▶ STATED PROBLEM: Omit pictures and quote the listing below line by line, from its start through the line that holds "GRAY = '#808080'".

**** SUPPLIED INFORMATION

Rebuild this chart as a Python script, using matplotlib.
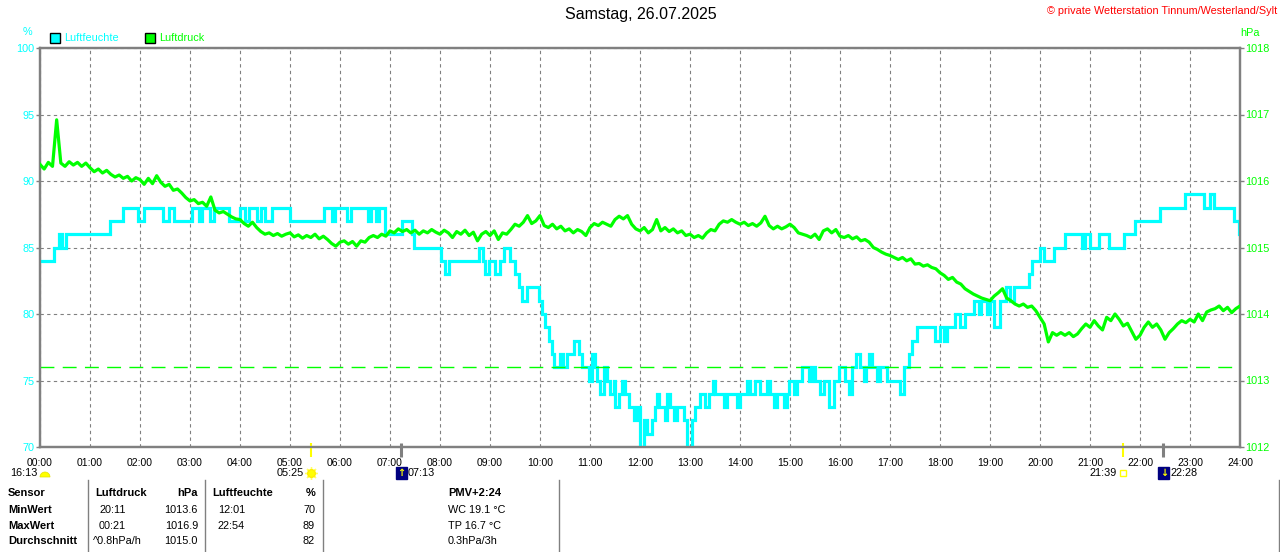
import numpy as np
import matplotlib
matplotlib.use("Agg")
import matplotlib.pyplot as plt
from matplotlib.patches import Rectangle, Wedge
from matplotlib.transforms import blended_transform_factory, offset_copy

plt.rcParams['font.family'] = ['Liberation Sans', 'DejaVu Sans']

CYAN = '#00ffff'
GREEN = '#00ff00'
GRAY = '#808080'

# Luftfeuchte (%) as steps: hour of change, new value
hum_t = [0.00, 0.27, 0.37, 0.43, 0.52, 1.40, 1.65, 1.95, 2.07, 2.45,
         2.57, 2.68, 3.03, 3.17, 3.23, 3.40, 3.47, 3.77, 3.99, 4.10,
         4.17, 4.33, 4.41, 4.50, 4.63, 5.00, 5.68, 5.83, 5.90, 6.13,
         6.21, 6.55, 6.62, 6.72, 6.78, 6.90, 7.23, 7.43, 7.47, 8.03,
         8.10, 8.17, 8.77, 8.87, 8.90, 8.97, 9.10, 9.20, 9.27, 9.40,
         9.50, 9.57, 9.63, 9.73, 9.97, 10.03, 10.10, 10.17, 10.23, 10.28,
         10.40, 10.45, 10.53, 10.67, 10.78, 10.83, 10.97, 11.03, 11.10, 11.13,
         11.20, 11.27, 11.33, 11.40, 11.47, 11.50, 11.57, 11.63, 11.70, 11.77,
         11.87, 11.93, 12.00, 12.07, 12.13, 12.23, 12.30, 12.33, 12.37, 12.50,
         12.53, 12.59, 12.67, 12.73, 12.87, 12.93, 13.03, 13.10, 13.20, 13.30,
         13.37, 13.45, 13.50, 13.67, 13.73, 13.93, 14.00, 14.13, 14.20, 14.30,
         14.40, 14.53, 14.60, 14.67, 14.73, 14.87, 14.93, 14.97, 15.07, 15.13,
         15.23, 15.37, 15.43, 15.50, 15.60, 15.67, 15.77, 15.87, 15.97, 16.10,
         16.17, 16.23, 16.33, 16.40, 16.47, 16.52, 16.57, 16.63, 16.73, 16.80,
         16.93, 17.20, 17.28, 17.37, 17.43, 17.53, 17.90, 18.00, 18.07, 18.13,
         18.30, 18.40, 18.50, 18.67, 18.77, 18.83, 18.93, 19.00, 19.07, 19.19,
         19.33, 19.40, 19.47, 19.77, 19.83, 19.99, 20.07, 20.27, 20.50, 20.83,
         20.90, 21.00, 21.17, 21.37, 21.67, 21.90, 22.40, 22.90, 23.27, 23.39,
         23.48, 23.88, 23.97, 24.00]
hum_v = [84, 85, 86, 85, 86, 87, 88, 87, 88, 87,
         88, 87, 88, 87, 88, 87, 88, 87, 88, 87,
         88, 87, 88, 87, 88, 87, 88, 87, 88, 87,
         88, 87, 88, 87, 88, 86, 87, 86, 85, 84,
         83, 84, 85, 84, 83, 84, 83, 84, 85, 84,
         83, 82, 81, 82, 81, 80, 79, 78, 77, 76,
         77, 76, 77, 78, 77, 76, 75, 77, 76, 75,
         74, 76, 75, 74, 75, 73, 74, 75, 74, 73,
         72, 73, 70, 72, 71, 72, 73, 74, 73, 72,
         74, 73, 72, 73, 72, 70, 72, 73, 74, 73,
         74, 75, 74, 73, 74, 73, 74, 75, 74, 75,
         74, 75, 74, 73, 74, 73, 74, 75, 74, 75,
         76, 75, 76, 75, 74, 75, 73, 75, 76, 75,
         74, 76, 77, 76, 75, 76, 77, 76, 75, 76,
         75, 74, 76, 77, 78, 79, 78, 79, 78, 79,
         80, 79, 80, 81, 80, 81, 80, 81, 79, 81,
         82, 81, 82, 83, 84, 85, 84, 85, 86, 85,
         86, 85, 86, 85, 86, 87, 88, 89, 88, 89,
         88, 87, 86, 86]

# Luftdruck (hPa), one value every 5 minutes from 00:00 to 24:00
press = [
    1016.25, 1016.18, 1016.28, 1016.22, 1016.92, 1016.27, 1016.22, 1016.29, 1016.24, 1016.28, 1016.22, 1016.27,
    1016.20, 1016.14, 1016.18, 1016.12, 1016.16, 1016.10, 1016.06, 1016.09, 1016.04, 1016.07, 1016.00, 1016.05,
    1016.02, 1015.95, 1016.04, 1015.96, 1016.08, 1015.98, 1015.92, 1015.95, 1015.86, 1015.88, 1015.82, 1015.75,
    1015.70, 1015.72, 1015.66, 1015.68, 1015.62, 1015.76, 1015.56, 1015.52, 1015.54, 1015.50, 1015.46, 1015.43,
    1015.42, 1015.36, 1015.32, 1015.38, 1015.30, 1015.24, 1015.20, 1015.22, 1015.18, 1015.21, 1015.17, 1015.20,
    1015.22, 1015.16, 1015.19, 1015.14, 1015.18, 1015.15, 1015.20, 1015.13, 1015.17, 1015.12, 1015.06, 1015.02,
    1015.08, 1015.10, 1015.05, 1015.09, 1015.02, 1015.10, 1015.08, 1015.15, 1015.18, 1015.15, 1015.20, 1015.17,
    1015.25, 1015.22, 1015.28, 1015.24, 1015.27, 1015.22, 1015.26, 1015.20, 1015.25, 1015.22, 1015.27, 1015.23,
    1015.20, 1015.26, 1015.22, 1015.15, 1015.24, 1015.20, 1015.26, 1015.18, 1015.23, 1015.10, 1015.20, 1015.24,
    1015.18, 1015.25, 1015.12, 1015.22, 1015.20, 1015.27, 1015.35, 1015.32, 1015.38, 1015.48, 1015.36, 1015.40,
    1015.48, 1015.33, 1015.30, 1015.35, 1015.28, 1015.32, 1015.25, 1015.28, 1015.22, 1015.27, 1015.24, 1015.18,
    1015.30, 1015.36, 1015.33, 1015.38, 1015.35, 1015.32, 1015.42, 1015.47, 1015.43, 1015.48, 1015.35, 1015.28,
    1015.25, 1015.30, 1015.22, 1015.27, 1015.42, 1015.25, 1015.30, 1015.24, 1015.28, 1015.22, 1015.25, 1015.18,
    1015.20, 1015.15, 1015.18, 1015.14, 1015.22, 1015.27, 1015.25, 1015.35, 1015.40, 1015.38, 1015.42, 1015.38,
    1015.35, 1015.38, 1015.33, 1015.36, 1015.32, 1015.37, 1015.47, 1015.33, 1015.28, 1015.32, 1015.28, 1015.31,
    1015.35, 1015.30, 1015.22, 1015.20, 1015.18, 1015.15, 1015.20, 1015.12, 1015.25, 1015.28, 1015.22, 1015.27,
    1015.17, 1015.15, 1015.18, 1015.13, 1015.16, 1015.10, 1015.12, 1015.08, 1015.00, 1014.97, 1014.93, 1014.90,
    1014.88, 1014.85, 1014.82, 1014.85, 1014.80, 1014.83, 1014.75, 1014.76, 1014.72, 1014.74, 1014.70, 1014.68,
    1014.62, 1014.58, 1014.52, 1014.55, 1014.48, 1014.45, 1014.38, 1014.34, 1014.30, 1014.27, 1014.24, 1014.22,
    1014.20, 1014.27, 1014.32, 1014.38, 1014.24, 1014.20, 1014.15, 1014.12, 1014.15, 1014.10, 1014.12, 1014.05,
    1013.95, 1013.85, 1013.58, 1013.72, 1013.68, 1013.72, 1013.68, 1013.72, 1013.66, 1013.70, 1013.78, 1013.85,
    1013.80, 1013.90, 1013.82, 1013.76, 1013.95, 1013.90, 1014.00, 1013.92, 1013.82, 1013.86, 1013.74, 1013.62,
    1013.68, 1013.80, 1013.88, 1013.80, 1013.85, 1013.76, 1013.62, 1013.72, 1013.78, 1013.85, 1013.90, 1013.87,
    1013.92, 1013.88, 1014.00, 1013.90, 1014.03, 1014.06, 1014.08, 1014.12, 1014.05, 1014.10, 1014.02, 1014.08,
    1014.12]
press_ref = 1013.2

hour_labels = ['%02d:00' % h for h in range(25)]
hum_ticks = [70, 75, 80, 85, 90, 95, 100]
press_ticks = [1012, 1013, 1014, 1015, 1016, 1017, 1018]

# sun / moon events (hour)
sunrise, moonrise, sunset, moonset = 5 + 25/60, 7 + 13/60, 21 + 39/60, 22 + 28/60
day_length = '16:13'

table_rows = [
    ['Sensor', 'Luftdruck', 'hPa', 'Luftfeuchte', '%', 'PMV+2:24'],
    ['MinWert', '20:11', '1013.6', '12:01', '70', 'WC 19.1 °C'],
    ['MaxWert', '00:21', '1016.9', '22:54', '89', 'TP 16.7 °C'],
    ['Durchschnitt', '^0.8hPa/h', '1015.0', '', '82', '0.3hPa/3h'],
]

W, H = 1280, 552
fig = plt.figure(figsize=(W / 100, H / 100), dpi=100)
fig.patch.set_facecolor('white')

ax = fig.add_axes([40 / W, 1 - 447 / H, 1200 / W, 399 / H])
ax2 = ax.twinx()

# humidity
ax.plot(hum_t, hum_v, drawstyle='steps-post', color=CYAN, lw=2.3, zorder=3, solid_joinstyle='miter')
ax.set_xlim(0, 24)
ax.set_ylim(70, 100)

# pressure
pt = np.arange(len(press)) / 12
ax2.plot(pt, press, color=GREEN, lw=2.3, zorder=4)
ax2.axhline(press_ref, color=GREEN, lw=1.0, dashes=(10, 6), zorder=2)
ax2.set_ylim(1012, 1018)

ax.set_xticks(range(25))
ax.set_xticklabels(hour_labels, fontsize=7.5, color='black')
ax.set_yticks(hum_ticks)
ax.set_yticklabels([str(v) for v in hum_ticks], fontsize=7.8, color=CYAN)
ax2.set_yticks(press_ticks)
ax2.set_yticklabels([str(v) for v in press_ticks], fontsize=7.8, color=GREEN)
ax.tick_params(axis='x', length=0, pad=8)
ax.tick_params(axis='y', length=3, width=1, color=GRAY, pad=1)
ax2.tick_params(axis='y', length=3, width=1, color=GRAY, pad=1)
ax.grid(True, color=GRAY, lw=0.8, dashes=(3, 3))
ax.set_axisbelow(True)
for a in (ax, ax2):
    for s in a.spines.values():
        s.set_color(GRAY)
        s.set_linewidth(1.6)

# event markers on the time axis
xt = ax.get_xaxis_transform()
ax.vlines([sunrise, sunset], -10 / 399, 4 / 399, transform=xt, color='#ffff00', lw=1.5, clip_on=False, zorder=6)
ax.vlines([moonrise, moonset], -10 / 399, 4 / 399, transform=xt, color=GRAY, lw=2.2, clip_on=False, zorder=6)

# overlay in pixel coordinates for texts around the chart
ov = fig.add_axes([0, 0, 1, 1], zorder=-1)
ov.set_xlim(0, W)
ov.set_ylim(H, 0)
ov.axis('off')

ov.text(641, 15, 'Samstag, 26.07.2025', ha='center', va='center', fontsize=11.5, color='black')
ov.text(1277, 11, '© private Wetterstation Tinnum/Westerland/Sylt', ha='right', va='center',
        fontsize=7.8, color='#ff0000')
ov.text(27, 32, '%', ha='center', va='center', fontsize=7.8, color=CYAN)
ov.text(1250, 33, 'hPa', ha='center', va='center', fontsize=7.8, color=GREEN)

ov.add_patch(Rectangle((50, 33), 10, 10, fc=CYAN, ec='black', lw=1))
ov.text(64, 38, 'Luftfeuchte', va='center', fontsize=7.8, color=CYAN)
ov.add_patch(Rectangle((145, 33), 10, 10, fc=GREEN, ec='black', lw=1))
ov.text(159, 38, 'Luftdruck', va='center', fontsize=7.8, color=GREEN)

# event labels below the axis
bt = blended_transform_factory(ax.transData, ov.transData)


def shifted(dx):
    return offset_copy(bt, fig=fig, x=dx, units='dots')


ov.text(10, 473, day_length, va='center', fontsize=7.8)
ov.add_patch(Wedge((45, 477), 5, 180, 360, fc='#ffff00', ec='#e0e000', lw=0.5))

ov.text(sunrise, 473, '05:25', ha='right', va='center', fontsize=7.8, transform=shifted(-7))
ov.plot([sunrise], [473], marker=(8, 2, 0), ms=9, mew=1, color='#ffff66', transform=shifted(0), clip_on=False)
ov.plot([sunrise], [473], marker='o', ms=5.5, mfc='#ffff00', mec='#ffee00', transform=shifted(0), clip_on=False)

ov.text(moonrise, 473, '07:13', ha='left', va='center', fontsize=7.8, transform=shifted(7))
ov.text(moonrise, 473, '\u2191', ha='center', va='center', fontsize=7, color='#ffff00', fontweight='bold',
        family='DejaVu Sans', transform=shifted(0.5),
        bbox=dict(boxstyle='square,pad=0.15', fc='#000080', ec='#000080'))

ov.text(sunset, 473, '21:39', ha='right', va='center', fontsize=7.8, transform=shifted(-6))
ov.plot([sunset], [473], marker='s', ms=4, mfc='none', mec='#ffff00', mew=1, transform=shifted(0), clip_on=False)

ov.text(moonset, 473, '22:28', ha='left', va='center', fontsize=7.8, transform=shifted(7))
ov.text(moonset, 473, '\u2193', ha='center', va='center', fontsize=7, color='#ffff00', fontweight='bold',
        family='DejaVu Sans', transform=shifted(0.5),
        bbox=dict(boxstyle='square,pad=0.15', fc='#000080', ec='#000080'))

# table at the bottom
for x in [88, 205, 323, 559, 1279]:
    ov.plot([x, x], [480, 552], color=GRAY, lw=1)

row_y = [493, 510, 526, 541]
for i, row in enumerate(table_rows):
    y = row_y[i]
    size = 8 if i == 0 else 7.8
    weight = 'bold' if i == 0 else 'normal'
    ov.text(8, y, row[0], va='center', fontsize=8, fontweight='bold')
    ov.text(95 if i == 0 else (99 if i < 3 else 93), y, row[1], va='center', fontsize=size, fontweight=weight)
    ov.text(212 if i == 0 else 218, y, row[3], va='center', fontsize=size, fontweight=weight)
    ov.text(198, y, row[2], ha='right', va='center', fontsize=size, fontweight=weight)
    ov.text(315, y, row[4], ha='right', va='center', fontsize=size, fontweight=weight)
    ov.text(448, y, row[5], va='center', fontsize=size, fontweight=weight)

fig.savefig('out.png', dpi=100, facecolor='white')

********

▶ FINAL RESULT:
Rebuild this chart as a Python script, using matplotlib.
import numpy as np
import matplotlib
matplotlib.use("Agg")
import matplotlib.pyplot as plt
from matplotlib.patches import Rectangle, Wedge
from matplotlib.transforms import blended_transform_factory, offset_copy

plt.rcParams['font.family'] = ['Liberation Sans', 'DejaVu Sans']

CYAN = '#00ffff'
GREEN = '#00ff00'
GRAY = '#808080'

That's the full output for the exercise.